經過初期的翎毛、走獸、蟲魚,中期的山水風景,1944年開始進入人物畫的林風眠,東歸杭州後,更是勤奮不已。經過千百次的嘗試,終于,第一張帶有希臘風格的女像出現了。但是,他并不滿意。希臘味有了,但不夠濃厚,于是他繼續畫。他白天畫,黑夜畫,10張,100張,1000張……在畫了幾千張以後,他的“藍衣女”“黑衣女”“綠衣女”以及“紅衣女”相繼出現了。這是一個現代奇迹,讓我們又看到一個希臘,一個盛唐。這時,作家無名氏從重慶東歸杭州,和林風眠做了鄰居,經常出入林風眠的畫室。他曾描述自己走進林風眠畫室——花園别墅時的心情:
我幾乎不相信我的眼睛。當這個乖謬世界籠罩着如此普遍的黑暗與騷亂時,這個畫室卻洋溢着巨大的光彩、甯靜。一種極度燦爛的美擁抱我的視覺,我發現了一個我從未認識的世界。但我錯了。這個世界應該是我認識的——這正是明天的世界。這并不是畫,而是生命本體的象征,明日信仰感覺的源泉。畫家先知先覺地預言了另一個世界,下一個世紀——人類不再像今天這樣自相殘殺的世紀。
後來,又有幾次,作家默默走進畫室,奇迹同樣出現了。作家發現兩個黑衣女從畫裡走出來。她們再忍不住畫紙的關閉,要向他飛過來,撲過來。另一張睡着的黑衣女,也在掙紮、張臂,要坐起來,踱到畫外。那幅傑作《紅衣女》,簡直以雷霆萬鈞的巨響包圍着觀者,一蓬紅彤彤的大火,又熱烈,又空靈。火是西方的,空靈是東方的。

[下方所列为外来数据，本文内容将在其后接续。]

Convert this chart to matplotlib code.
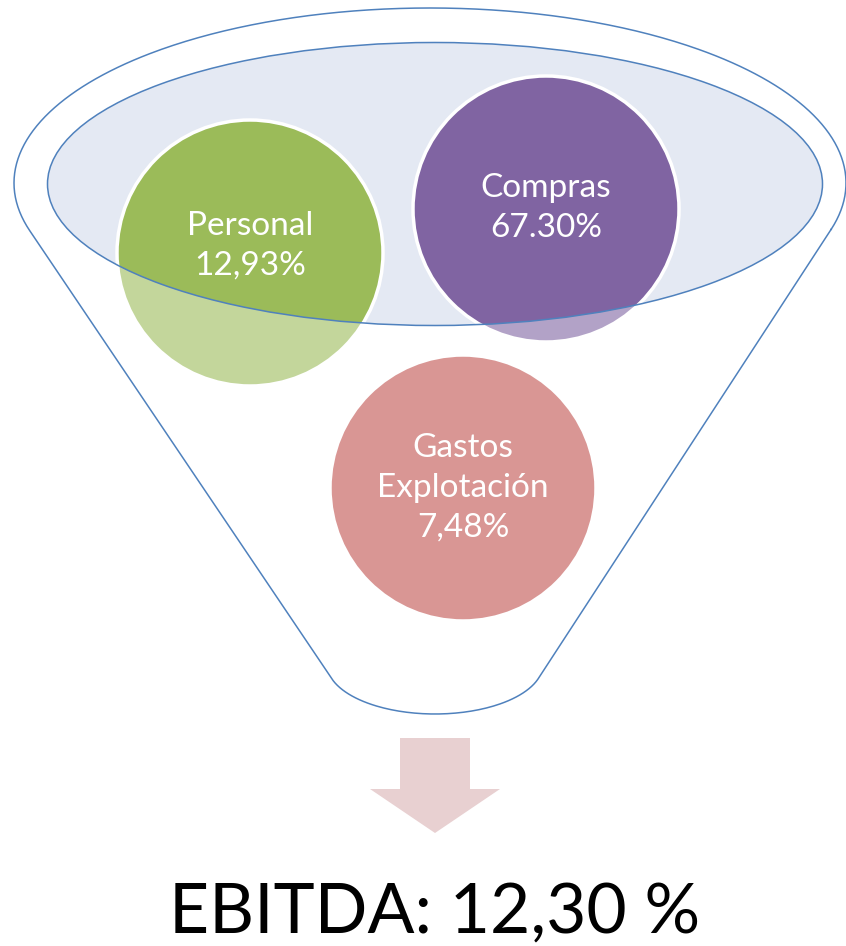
import numpy as np
import matplotlib
matplotlib.use("Agg")
from matplotlib import pyplot as plt
from matplotlib.patches import Circle, Ellipse, Polygon

# datos del embudo
labels = ["Personal\n12,93%", "Compras\n67.30%", "Gastos\nExplotación\n7,48%"]
colors = ["#9BBB59", "#8064A2", "#C0504D"]
result_label = "EBITDA: 12,30 %"

# posiciones (pixeles) de los circulos
centers = [(250, 253), (546, 209), (463, 488)]
text_pos = [(250, 246), (546, 208), (463, 488)]
radius = 133

plt.rcParams['font.family'] = ['Lato', 'DejaVu Sans']

fig = plt.figure(figsize=(8.46, 9.46), dpi=100)
ax = fig.add_axes([0, 0, 1, 1])
ax.set_xlim(0, 846)
ax.set_ylim(946, 0)
ax.axis('off')

line_c = "#4F81BD"

# contorno exterior del embudo
cx, cy, a, b = 430, 183, 416, 175
bx, by, ba, bb = 435, 664, 108, 50

def tangent(px, py, side):
    u, v = (px - cx) / a, (py - cy) / b
    r = np.hypot(u, v)
    return np.arctan2(v, u) + side * np.arccos(1 / r)

k = np.deg2rad(18)
pl = (bx - ba * np.cos(k), by + bb * np.sin(k))
pr = (bx + ba * np.cos(k), by + bb * np.sin(k))
tl = tangent(pl[0], pl[1], 1)
tr = tangent(pr[0], pr[1], -1)
t_top = np.linspace(tr, tl - 2 * np.pi, 400)
top_x = cx + a * np.cos(t_top)
top_y = cy + b * np.sin(t_top)
t_bot = np.linspace(np.pi - k, k, 100)
bot_x = bx + ba * np.cos(t_bot)
bot_y = by + bb * np.sin(t_bot)
xs = np.concatenate([top_x, bot_x, [top_x[0]]])
ys = np.concatenate([top_y, bot_y, [top_y[0]]])
ax.plot(xs, ys, color=line_c, lw=1.1, zorder=1)

# elipse interior
inner = Ellipse((435, 184), 775, 283, facecolor="#E4E9F3", edgecolor="none", zorder=2)
ax.add_patch(inner)

for (x, y), c in zip(centers, colors):
    ax.add_patch(Circle((x, y), radius, facecolor=c, alpha=0.6, edgecolor="none", zorder=3))
    full = Circle((x, y), radius, facecolor=c, edgecolor="none", zorder=4)
    ax.add_patch(full)
    full.set_clip_path(inner)
    ax.add_patch(Circle((x, y), radius, facecolor="none", edgecolor="white", lw=2.5, zorder=5))

ax.add_patch(Ellipse((435, 184), 775, 283, facecolor="none", edgecolor=line_c, lw=1.1, zorder=6))

for (x, y), lab in zip(text_pos, labels):
    ax.text(x, y, lab, color="white", fontsize=24, ha="center", va="center",
            linespacing=1.4, zorder=7)

# flecha
ax.add_patch(Polygon([(400, 738), (470, 738), (470, 789), (500, 789), (435, 833),
                      (370, 789), (400, 789)], closed=True, facecolor="#E8D0D1",
                     edgecolor="none", zorder=2))

ax.text(435, 933, result_label, fontsize=50, ha="center", va="baseline", color="black")

fig.savefig("out.png", dpi=100)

這是東西方美術最偉大的結合。畫者第一次真正擺脫了水墨的束縛和壓力,絕對自由地把心頭最高靈感投射在畫面上。
林風眠的風格形成了,他藝術中的鮮明個性,使他成為中國繪畫發展史上一個分水嶺——中國畫從此分為林風眠前的中國畫和林風眠後的中國畫。林風眠的水墨與色彩相融合的繪畫形式,雖然不能說是中國畫,它對中國畫發展所産生的影響一時還難斷定,但它使中國畫再也不會回到文人畫的老路上去,可以說今後的中國不可能再有傳統的文人畫了。
林風眠給我們創造了一種特殊的藝術情調,在孤寂中有熱情,在壯美中有沉靜,在蕭瑟中透露出生的氣息,在懷舊與向往的交織中,又似乎在思索着什麼。這正是生活在曆史峽谷中的人們極為複雜的情緒。有的人可以學他的色彩,有的人可以學他的線條,但很難把握他那微妙的藝術情調。